-- Start --

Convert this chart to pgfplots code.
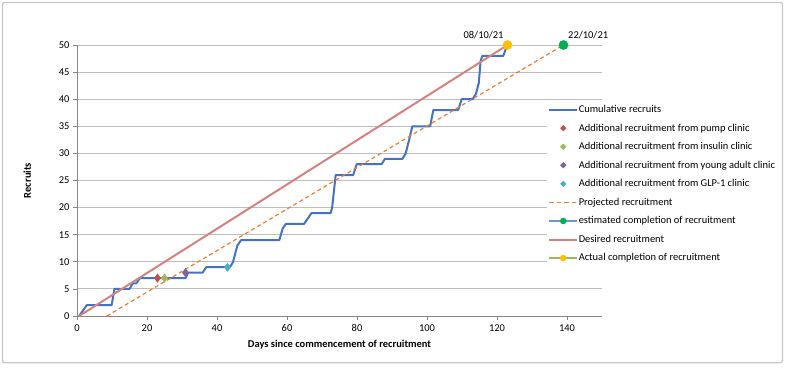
\documentclass[border=0pt]{standalone}
\usepackage{pgfplots}
\pgfplotsset{compat=1.18}
\usepackage{fontspec}
\setmainfont{Carlito}
\usetikzlibrary{shapes.geometric}

\definecolor{cumblue}{RGB}{68,114,196}
\definecolor{estblue}{RGB}{110,150,210}
\definecolor{desired}{RGB}{214,130,128}
\definecolor{projorange}{RGB}{237,125,49}
\definecolor{pumpred}{RGB}{192,80,77}
\definecolor{insgreen}{RGB}{155,187,89}
\definecolor{yapurple}{RGB}{128,100,162}
\definecolor{glpcyan}{RGB}{75,172,198}
\definecolor{estgreen}{RGB}{0,176,80}
\definecolor{actyellow}{RGB}{255,192,0}
\definecolor{gridgray}{RGB}{190,190,190}
\definecolor{axisgray}{RGB}{134,134,134}
\definecolor{framegray}{RGB}{200,200,200}

\newcommand{\chartfont}{\fontsize{10.5}{12}\selectfont}

\begin{document}
\begin{tikzpicture}[x=1bp,y=1bp]
\useasboundingbox (0,0) rectangle (786,367);
\draw[framegray, line width=1.3bp, rounded corners=2bp] (2.5,4.3) rectangle (782.5,364.5);

\begin{axis}[
  at={(77bp,51bp)}, anchor=south west,
  scale only axis, width=525bp, height=271bp,
  xmin=0, xmax=150, ymin=0, ymax=50,
  xtick={0,20,...,140}, ytick={0,5,...,50},
  axis lines=left, axis line style={axisgray, line width=0.8bp, -},
  tick align=outside, major tick length=4bp,
  tick style={axisgray, line width=0.8bp},
  ymajorgrids, grid style={gridgray, line width=1bp},
  /pgf/number format/assume math mode=true,
  tick label style={font=\chartfont, text=black},
  xticklabel style={yshift=-1bp},
  xlabel={\textbf{Days since commencement of recruitment}},
  ylabel={\textbf{Recruits}},
  label style={font=\chartfont},
  xlabel style={at={(axis description cs:0.5,-0.107)}, anchor=center},
  ylabel style={at={(axis description cs:-0.095,0.5)}, anchor=center, rotate=0},
  clip=false,
  legend cell align=left,
  legend style={at={(axis cs:134.3,39.2)}, anchor=north west,
    draw=none, fill=white, font=\chartfont,
    row sep=8.8bp, inner sep=1bp,
    nodes={inner sep=0.5bp}},
]
% cumulative recruits (stepwise)
\addplot[cumblue, line width=2bp, line join=round,
  legend image code/.code={\draw[cumblue, line width=2bp] (0bp,0bp) -- (28bp,0bp);}]
  coordinates {
  (0.6,0) (2.8,2) (9.9,2) (10.7,5) (15,5) (15.9,6) (16.9,6) (18,7)
  (31,7) (31.8,8) (35.9,8) (36.9,9) (43.7,9) (44.6,10) (45.8,13) (46.9,14)
  (57.8,14) (58.8,16.2) (59.7,17) (64.9,17) (67,19) (72.5,19) (72.9,20) (73.9,26)
  (78.9,26) (79.9,28) (87,28) (88,29) (93,29) (93.9,30) (94.9,32.5) (95.8,35)
  (100.9,35) (101.8,38) (108.9,38) (109.9,40) (113,40) (114,41) (114.8,43)
  (115.3,47) (115.8,48) (121.8,48) (122.9,50)
  };
\addlegendentry{Cumulative recruits}

\addplot[only marks, mark=diamond*, mark size=4.2bp, mark options={pumpred, draw=pumpred, fill=pumpred},
  legend image code/.code={\fill[pumpred] (14bp,2.8bp) -- (16.8bp,0bp) -- (14bp,-2.8bp) -- (11.2bp,0bp) -- cycle;}]
  coordinates {(23,7)};
\addlegendentry{Additional recruitment from pump clinic}

\addplot[only marks, mark=diamond*, mark size=4.2bp, mark options={insgreen, draw=insgreen, fill=insgreen},
  legend image code/.code={\fill[insgreen] (14bp,2.8bp) -- (16.8bp,0bp) -- (14bp,-2.8bp) -- (11.2bp,0bp) -- cycle;}]
  coordinates {(25,7)};
\addlegendentry{Additional recruitment from insulin clinic}

\addplot[only marks, mark=diamond*, mark size=4.2bp, mark options={yapurple, draw=yapurple, fill=yapurple},
  legend image code/.code={\fill[yapurple] (14bp,2.8bp) -- (16.8bp,0bp) -- (14bp,-2.8bp) -- (11.2bp,0bp) -- cycle;}]
  coordinates {(31,8)};
\addlegendentry{Additional recruitment from young adult clinic}

\addplot[only marks, mark=diamond*, mark size=4.2bp, mark options={glpcyan, draw=glpcyan, fill=glpcyan},
  legend image code/.code={\fill[glpcyan] (14bp,2.8bp) -- (16.8bp,0bp) -- (14bp,-2.8bp) -- (11.2bp,0bp) -- cycle;}]
  coordinates {(43,9)};
\addlegendentry{Additional recruitment from GLP-1 clinic}

% projected recruitment
\addplot[projorange, line width=1.2bp, dash pattern=on 4bp off 3bp,
  legend image code/.code={\draw[projorange, line width=1.6bp, dash pattern=on 4.5bp off 3bp] (0bp,0bp) -- (28bp,0bp);}]
  coordinates {(8.5,0) (139,50)};
\addlegendentry{Projected recruitment}

% estimated completion
\addplot[only marks, mark=*, mark size=4.6bp, mark options={estgreen, draw=estgreen, fill=estgreen},
  legend image code/.code={\draw[estblue, line width=1.8bp] (0bp,0bp) -- (28bp,0bp);
    \fill[estgreen] (14bp,0bp) circle (3bp);}]
  coordinates {(139,50)};
\addlegendentry{estimated completion of recruitment}

% desired recruitment
\addplot[desired, line width=2bp,
  legend image code/.code={\draw[desired, line width=2bp] (0bp,0bp) -- (28bp,0bp);}]
  coordinates {(0.6,0) (123,50)};
\addlegendentry{Desired recruitment}

% actual completion
\addplot[only marks, mark=*, mark size=4.6bp, mark options={actyellow, draw=actyellow, fill=actyellow},
  legend image code/.code={\draw[insgreen, line width=1.8bp] (0bp,0bp) -- (28bp,0bp);
    \fill[actyellow] (14bp,0bp) circle (3bp);}]
  coordinates {(123,50)};
\addlegendentry{Actual completion of recruitment}

\node[anchor=south east, font=\chartfont, inner sep=1bp] at (axis cs:122.2,50.9) {08/10/21};
\node[anchor=south west, font=\chartfont, inner sep=1bp] at (axis cs:140.0,50.9) {22/10/21};
\end{axis}
\end{tikzpicture}
\end{document}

-- End --

— EXERCISE DIRECTIONS —
Omit the pictures, then repeat exactly each line from the beginning of the listing through the line with "(2.5,4.3) rectangle (782.5,364.5);".

— THE RESULT —
Convert this chart to pgfplots code.
\documentclass[border=0pt]{standalone}
\usepackage{pgfplots}
\pgfplotsset{compat=1.18}
\usepackage{fontspec}
\setmainfont{Carlito}
\usetikzlibrary{shapes.geometric}

\definecolor{cumblue}{RGB}{68,114,196}
\definecolor{estblue}{RGB}{110,150,210}
\definecolor{desired}{RGB}{214,130,128}
\definecolor{projorange}{RGB}{237,125,49}
\definecolor{pumpred}{RGB}{192,80,77}
\definecolor{insgreen}{RGB}{155,187,89}
\definecolor{yapurple}{RGB}{128,100,162}
\definecolor{glpcyan}{RGB}{75,172,198}
\definecolor{estgreen}{RGB}{0,176,80}
\definecolor{actyellow}{RGB}{255,192,0}
\definecolor{gridgray}{RGB}{190,190,190}
\definecolor{axisgray}{RGB}{134,134,134}
\definecolor{framegray}{RGB}{200,200,200}

\newcommand{\chartfont}{\fontsize{10.5}{12}\selectfont}

\begin{document}
\begin{tikzpicture}[x=1bp,y=1bp]
\useasboundingbox (0,0) rectangle (786,367);
\draw[framegray, line width=1.3bp, rounded corners=2bp] (2.5,4.3) rectangle (782.5,364.5);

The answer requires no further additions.